Putin urges US to hold off on striking Syria
MOSCOW — Russian President Vladimir Putin urged President Barack Obama on yesterday not to rush into a decision on striking Syria, but to consider whether strikes would help end the violence and be worth the civilian casualties they would inevitably cause.
Speaking for the first time about the suspected chemical weapons attack on Aug. 21, Putin also questioned whether Syrian government troops should be held responsible. He said it would make no sense for them to carry out such a devastating attack while they were on the offensive.
"In such conditions, to give a trump card to those who are calling for foreign military intervention is foolish nonsense," Putin said. "It defies all logic."
The United States said Friday that the attack in a rebel-held suburb of Damascus, the Syrian capital, killed 1,429 people, including more than 400 children.
The Russian leader said he was convinced the suspected chemical attack was a provocation aimed at drawing the US military into Syria's civil war, implying he believed the attack was carried out by the Syrian rebels.
If the Americans have evidence proving the involvement of President Bashar Assad's regime, they should present it to the United Nations inspectors and the UN Security Council, he said. "If there is evidence it should be presented," Putin said. "If it is not presented, that means it does not exist."
Putin's foreign policy adviser complained Friday that Russia had not seen the US intelligence that Washington insists proves the Syrian government was responsible for the attack.
On yesterday, the US ambassador to Russia, Michael McFaul, met with Deputy Foreign Minister Sergei Ryabkov to provide information backing up the US position, the Foreign Ministry said.
Foreign Minister Sergey Lavrov and his deputies have stated repeatedly that Russia opposes any use of force against Syria without UN Security Council approval, while also making clear that Russia would vote against such a resolution.

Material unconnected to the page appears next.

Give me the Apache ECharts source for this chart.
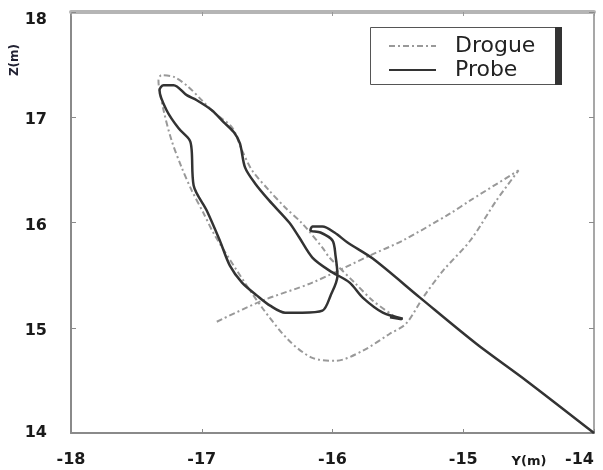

Ryabkov used tougher language on yesterday, warning the US that launching strikes without a Security Council resolution would be "an act of aggression, a flagrant violation of international law."
If Washington goes ahead with the strikes, however, Moscow has appeared to rule out Russian military action. "We're not intending to go to war with anyone," Lavrov said early this week.
A longtime ally of Assad, Russia is a major supplier of weapons to Syria and maintains a naval base in the Syrian port of Tartus.
In addressing Obama, Putin said he was speaking to him not as the US president but as a holder of the Nobel Peace Prize.
"We have to remember what has happened in the last decades, how many times the United States has been the initiator of armed conflict in different regions of the world," Putin told Russian journalists, including from state television, covering his visit to Vladivostok in the Far East. "Did this resolve even one problem?"
He urged Obama to reflect on the results of the US military intervention in Afghanistan and Iraq "before taking a decision to carry out air strikes that will bring casualties, including among the civilian population."
Putin said he hoped to talk to Obama in person when leaders of the Group of 20 meet next week in St. Petersburg. Obama had planned to hold a separate summit with Putin in Moscow ahead of the G-20 meeting, but he canceled three weeks ago. The White House said Russia's decision to grant asylum to National Security Agency leaker Edward Snowden was the last straw, but that a lack of progress on other issues, including on the Syrian civil war, played into the decision.
No one-on-one meetings between Putin and Obama are planned during G-20, but both sides have said it is likely that the two leaders will have an opportunity to talk.